Een unieke eigenschap van mensen is dat we altijd zoeken naar manieren om dingen slimmer te doen. Ronde wielen helpen zware lasten verplaatsen. Motoren maken ons onafhankelijk van dieren voor het reizen over grote afstanden. Computers helpen ons gegevens te beheren en vervolgacties gestructureerd uit te voeren.

De drijfveer om dingen slimmer te (willen) zijn vaak onze ervaringen. Als zaken ons veel tijd of geld kosten gebruiken we onze intelligentie om manieren te bedenken hoe we dit kunnen vergemakkelijken. Zodra anderen om ons heen zaken slimmer aanpakken worden we ertoe gedwongen concurrerend te blijven.

Intelligentie (intelligence) en ervaringen verwerken (learning) zijn de twee basiscomponenten voor slimmer zijn. Lang was het menselijk brein het enige instrument waarmee we dit deden. Nu computers deze taken ook uitvoeren spreken we van Artificial Intelligence (AI) of ‘machine learning’. De computer maakt ons ‘slimmer’ door intelligentie te combineren met ervaringen.

Om een computer slimme dingen te laten bedenken zijn drie elementen nodig:

  • ervaringen, in de vorm van grote hoeveelheden data;

  • intelligentie, in de vorm van slimme algoritmes om patronen in de data te herkennen;

  • een brein, in de vorm van goedkope computer rekenkracht om die patronen snel uit te kunnen voeren.

Schaakmat met AI

De potentie van AI en machine learning werd ons in 1997 duidelijk. Wereldkampioen schaken Gary Kasparov werd dat jaar verslagen door Deep Blue, een supercomputer gebouwd door IBM. Rekenkracht had het menselijk brein verslagen tijdens een spelletje schaak.

In 2011 werd een volgende mijlpaal bereikt.

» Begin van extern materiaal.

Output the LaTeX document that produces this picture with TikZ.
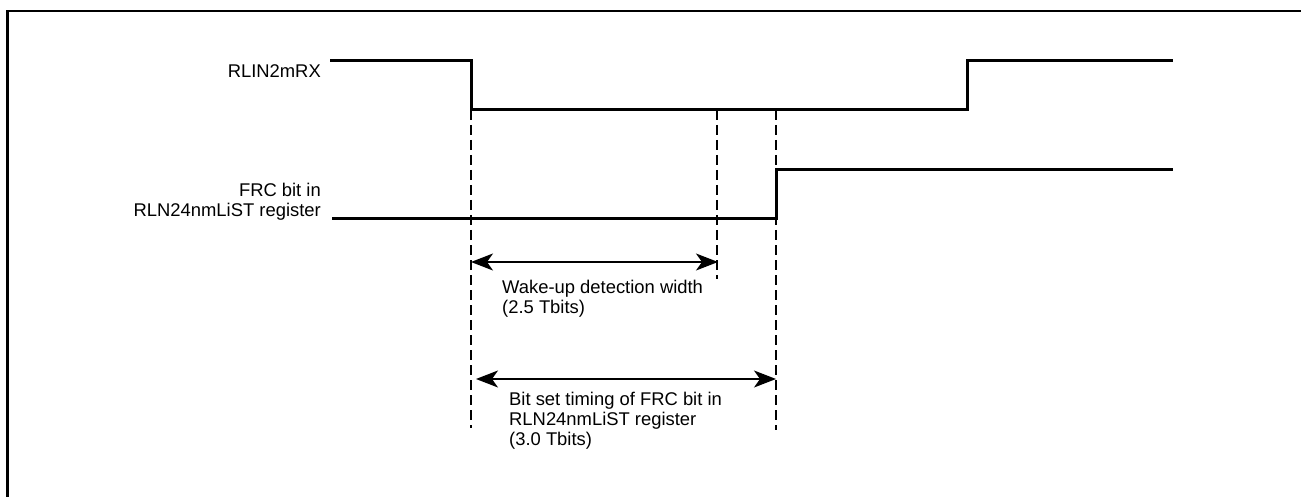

IBM Watson had geen toegang tot internet, maar beschikte wel over 200 miljoen pagina’s gestructureerde en ongestructureerde data. In totaal vier terabyte aan informatie (een hoeveelheid die menigeen nu thuis heeft staan). Zijn algoritmes waren zo ontwikkeld dat ze antwoord konden geven op alle mogelijke vragen die gesteld worden tijdens het populaire tv-programma Jeopardy. Na slechts enkele mislukte pogingen was Watson de mens te slim af en won.

De prestigestrijd tussen IT-leveranciers brandde los door deze spectaculaire gebeurtenissen. Google wilde laten zien dat ze nóg slimmer waren. In maart 2016 wisten ze met een computerprogramma Lee Sedol, 18-voudig wereldkampioen Go, te verslaan tijdens de Google DeepMind Challenge Match. Aangezien Go een combinatie is van intuïtie, creativiteit en strategisch denken werd lang gedacht dat AI de mens op dit vlak niet kon verslaan.

Wat nu, hoe pas ik dit toe?

Nu deze technologie steeds meer in het bereik van ondernemingen komt, wordt het pas echt fascinerend. Eenvoudige toepassingen van AI zijn productsuggesties op basis van aankoopverleden, maar ook impactanalyse en verwachte effectiviteit van een marketingcampagne richting een specifieke doelgroep. Cloud-computing levert ons onbeperkte rekenkracht voor lage prijzen. Slimme algoritmes zijn al bedacht en zodoende direct toepasbaar. En de afgelopen jaren hebben we gigantische hoeveelheden data verzameld, die AI doelgericht kan analyseren.

Tijdens Dreamforce 2016 heeft Salesforce zijn visie op AI en machine learning gegeven. Naast meerdere concrete AI-producten integreert Salesforce AI in een platformdienst met de naam Einstein. Dit wil zeggen dat alle producten standaard over deze functionaliteit beschikken. De platformdienst is ook beschikbaar voor ISV's en klanten die zelf oplossingen met Salesforce realiseren. Net als andere platformdiensten, zoals workflow, rapportages, mobiele toegang en collaboratie, zal Einstein hen specifiek helpen applicaties slimmer te maken.

Deze technologische ontwikkeling is een feit en hij zal een grote impact hebben op je bedrijfsvoering. Het is Salesforce’ ambitie AI laagdrempelig en eenvoudig te maken voor al zijn klanten. Dat is een mooi vertrekpunt om te zien wie straks het slimste jongetje van de klas is.